The four human principles as given by me in Fundamentals, are reflexions or "projections," as it were, of all the nine Sephiroth of the Qabbalistic Cosmic Tree of Life; and the differences in manner of enumerating or of expressing the Cosmic Principles and the human principles depend upon the fact that the human principles are reflexions or "projections" as above said, of the Cosmic Sephiroth. The three highest Sephiroth, as given, and properly given, in the question, are the originals or correspondences of what in man in the Theosophical philosophy are called Atman, Buddhi, Manas; Khether corresponds to Atman, Chochmah corresponds to Buddhi, and Binah corresponds to Manas.

In another sense, Neshamah corresponds to the Divine Monad, Atma-Buddhi; Ruahh corresponds to the Spiritual Monad, Buddhi-Manas; and Nefesh corresponds to the Human-Astral Monad, or Kama-Manas-Prana. Guf is in either case, whether cosmic or human, the mere vehicle of all the other higher principles, and in the case of man corresponds to the physical-astral body.

All the Cosmic Sephiroth are born from the bosom of En Suf, or the Boundless, and hang as it were like a pendant therefrom; very much as the three highest principles in man, Atman, Buddhi, Manas, are born from the bosom of the Boundless, and are eternally therein, hanging like a pendant therefrom; the lower four principles of man hanging like a second pendant from these higher, just as the lower six Sephiroth hang as a pendant from the three highest Sephiroth.

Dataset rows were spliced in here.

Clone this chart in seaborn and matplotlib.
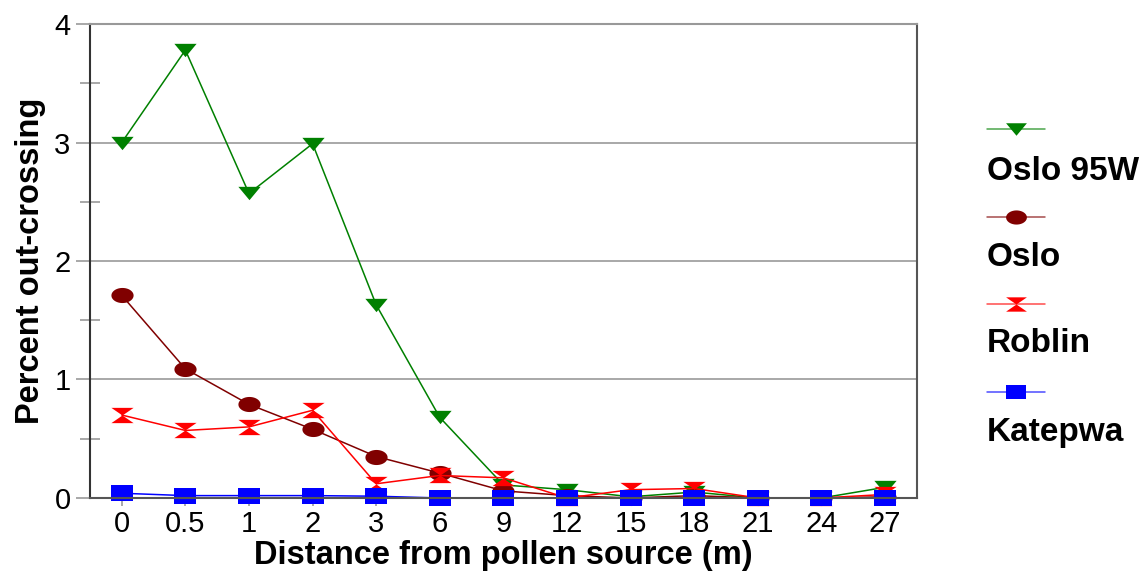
import numpy as np
import pandas as pd
import matplotlib
matplotlib.use("Agg")
import matplotlib.pyplot as plt
from matplotlib.lines import Line2D
from matplotlib.path import Path
from matplotlib.ticker import MultipleLocator
import seaborn as sns

# data
distance = ["0", "0.5", "1", "2", "3", "6", "9", "12", "15", "18", "21", "24", "27"]
oslo_95w = [3.00, 3.78, 2.57, 2.99, 1.63, 0.68, 0.11, 0.07, 0.01, 0.05, 0.0, 0.0, 0.09]
oslo = [1.71, 1.09, 0.79, 0.58, 0.35, 0.21, 0.06, 0.02, 0.0, 0.02, 0.0, 0.0, 0.01]
roblin = [0.70, 0.57, 0.60, 0.74, 0.12, 0.19, 0.17, 0.0, 0.07, 0.08, 0.0, 0.0, 0.03]
katepwa = [0.04, 0.02, 0.02, 0.02, 0.015, 0.0, 0.0, 0.0, 0.0, 0.0, 0.0, 0.0, 0.0]

series_names = ["Oslo 95W", "Oslo", "Roblin", "Katepwa"]
series_vals = [oslo_95w, oslo, roblin, katepwa]
colors = ["#008000", "#800000", "#ff0000", "#0000ff"]

# marker shapes (wider than tall, like the original)
tri = Path([(-1, 0.6), (1, 0.6), (0, -0.6), (-1, 0.6)], closed=True)
theta = np.linspace(0, 2 * np.pi, 40)
ell = Path(np.column_stack([np.cos(theta), 0.68 * np.sin(theta)]), closed=True)
hourglass = Path([(-0.8, 0.55), (0.8, 0.55), (0, 0), (0.8, -0.55), (-0.8, -0.55), (0, 0), (-0.8, 0.55)],
                 closed=True)
rect = Path([(-1, -0.7), (1, -0.7), (1, 0.7), (-1, 0.7), (-1, -0.7)], closed=True)
markers = [tri, ell, hourglass, rect]

df = pd.DataFrame({
    "pos": np.tile(np.arange(len(distance)), len(series_names)),
    "value": np.concatenate(series_vals),
    "variety": np.repeat(series_names, len(distance)),
})

sns.set_style("white")
plt.rcParams["font.family"] = ["Liberation Sans", "DejaVu Sans"]
plt.rcParams["text.color"] = "black"
plt.rcParams["axes.labelcolor"] = "black"
plt.rcParams["xtick.color"] = "black"
plt.rcParams["ytick.color"] = "black"

fig = plt.figure(figsize=(11.46, 5.8), dpi=100)
ax = fig.add_axes([0.0785, 0.1414, 0.7215, 0.8172])

for name, col, mk in zip(series_names, colors, markers):
    sub = df[df["variety"] == name]
    sns.lineplot(data=sub, x="pos", y="value", ax=ax, color=col, marker=mk,
                 markersize=16, markeredgewidth=0, linewidth=1.1, sort=False,
                 clip_on=False)

ax.set_xlim(-0.5, len(distance) - 0.5)
ax.set_ylim(0, 4)
ax.set_xticks(range(len(distance)))
ax.set_xticklabels(distance)
ax.yaxis.set_major_locator(MultipleLocator(1))
ax.yaxis.set_minor_locator(MultipleLocator(0.5))
ax.tick_params(axis="y", which="major", direction="out", length=10, width=1.2,
               color="#999999", labelsize=21, pad=4, left=True, right=False)
ax.tick_params(axis="y", which="minor", direction="inout", length=14, width=1.2,
               color="#999999", left=True, right=False)
ax.tick_params(axis="x", direction="out", length=6, width=1.2, color="#999999",
               labelsize=21, pad=3, bottom=True, top=False)
ax.grid(axis="y", which="major", color="#999999", linewidth=1.2)
ax.set_axisbelow(True)

ax.spines["left"].set_color("#333333")
ax.spines["bottom"].set_color("#555555")
ax.spines["right"].set_color("#555555")
ax.spines["top"].set_color("#999999")
for s in ax.spines.values():
    s.set_linewidth(1.5)

ax.set_xlabel("Distance from pollen source (m)", fontsize=23.5, fontweight="bold", labelpad=1)
ax.set_ylabel("Percent out-crossing", fontsize=23.5, fontweight="bold", labelpad=6)

# legend: handle line above each label
line_y = [129, 217, 304, 392]
text_y = [172, 258, 343, 432]
W, H = 1146, 580
for name, col, mk, ly, ty in zip(series_names, colors, markers, line_y, text_y):
    fig.add_artist(Line2D([987 / W, 1045 / W], [1 - ly / H, 1 - ly / H], color=col,
                          alpha=0.7, linewidth=1.1))
    fig.add_artist(Line2D([1016 / W], [1 - ly / H], color=col, marker=mk,
                          markersize=15, markeredgewidth=0, linestyle="none"))
    fig.text(987 / W, 1 - ty / H, name, fontsize=24, fontweight="bold", va="center", ha="left")

fig.savefig("out.png", dpi=100)
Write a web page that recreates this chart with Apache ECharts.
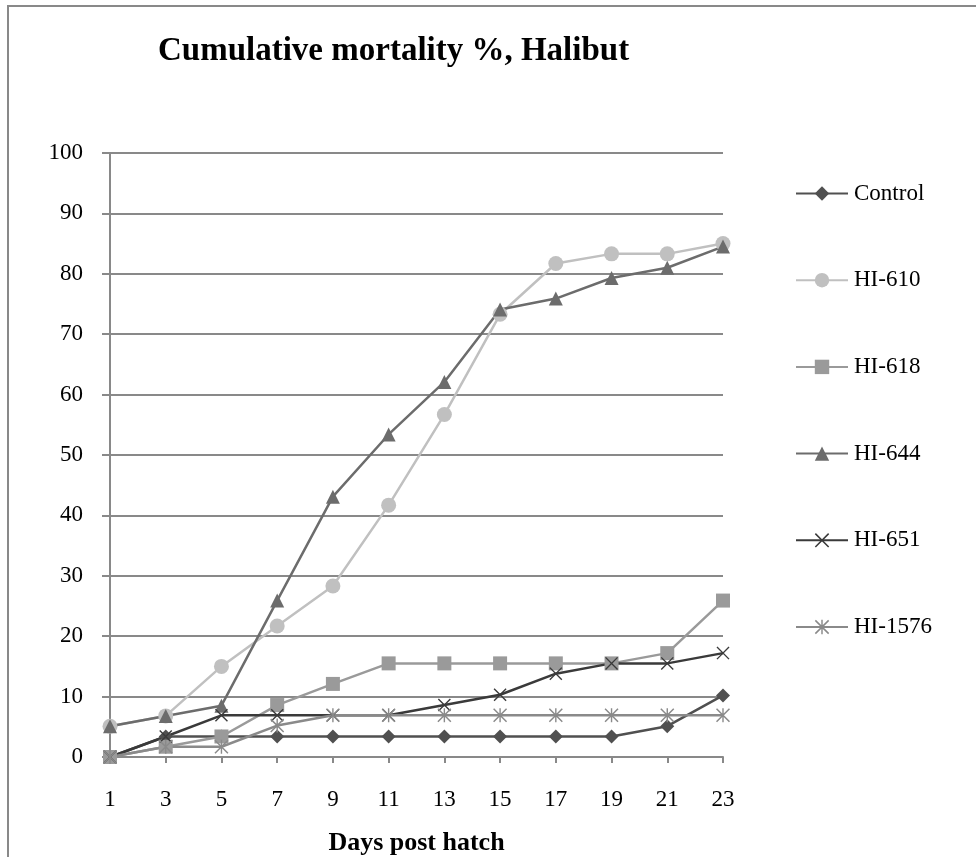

We thus see that the correspondences are very close, when properly understood, as I have endeavored briefly to outline them in the preceding paragraphs.

THE DESTINY OF THE ANIMAL KINGDOM

Re the animal kingdom: Many species are dying out today. Some day — the life-wave having moved on to Globe E — Globe D will have merely sishtas left on it. Will there be any animals in the Fifth Round? Many students are mixed up on this; so am I. If there will be animals in the Fifth Round, will that mean the animal kingdom as we know it today (but more highly developed), or only some of the highest species? — R. E.

G. de P. — When a life-wave, any life-wave: human, animal, vegetable, mineral, elemental, or dhyan-chohanic: moves from our Globe D on to Globe E, it leaves sishtas behind on this Globe D. What are these sishtas? They are waiting for the same life-wave which will have passed through the globes on the ascending arc, to come down the globes on the descending arc in Round Five; and when they reach Globe D, our earth, these sishtas will begin to increase in number because of the incoming monads from the life-wave, and the same life-wave — in the case of your question the animal life-wave with its subordinate life-waves or orders and varieties and genera, etc. — will begin to tend to expand. Consequently there will be animals in the next round.

But here is a very interesting point: the animals will tend steadily to pass into Nirvanic rest, I mean their monads will from now to the end of our chain-manvantara. Every round will show fewer animals, the reason being that as time goes on and as the steps up the ascending arc are passed one by one, fewer and fewer animals will be able to make the grade upwards. The calls of matter will be too strong. Thus at the end of the fifth round on Globe D the sishtas of such animal life-waves will be much fewer than in the preceding round on this globe, because the monads will be entering their Nirvana for the reasons above stated. Otherwise stated, the individuals of those animal life-waves will have largely died out from this plane because the monads will have gone into Nirvana; and during the sixth round the animals, although much more progressed than now they are, will be extremely few; and before the sixth round is ended will have died out entirely, with the exception of the anthropoid apes and possibly some of the higher monkeys. The anthropoid apes will have become then no longer anthropoid apes really, although their more evolved bodies will still continue, but they will be very, very low humans in quasi-anthropoid bodies, nevertheless humans of low grade. During the seventh round even these will have disappeared, but their monads during the next chain manvantara will be low humans in appropriate bodies then.

Thus generally speaking, animal monads tend more and more on the upward arc to go into Nirvana. Their bodies, there being no monads to incarnate, will tend to die out; and towards the end of the fifth round there will be very few animals, and probably all gone in the sixth, except the anthropoids, etc., as explained.

As stated, the cause of this is that the door into the human kingdom, (which means self-consciousness,) closed in the middle of the fourth round; and the animals now are just hanging on as it were because of the impetus or momentum they got in coming down the descending arc. This momentum has carried them up to the present, will carry them onward even into the fifth round where, as stated before, they will mostly die out because they cannot climb higher. The spiritual self-conscious nature has not evolved forth from their monads; and consequently there is no sufficient attraction upwards in them, and thus they fall back behind the procession, and die out. What little attraction upwards they may have now will grow less and less during the fifth round, until no attraction upwards at all exists.

In other words the animals will no longer reproduce themselves. The monads of many animals have already entered their Nirvana even during this fourth round — the grossest of their kinds. Some of them, those with us, still remain even now, persisting mainly by the momentum and because of dawning mind in them which still keeps them here.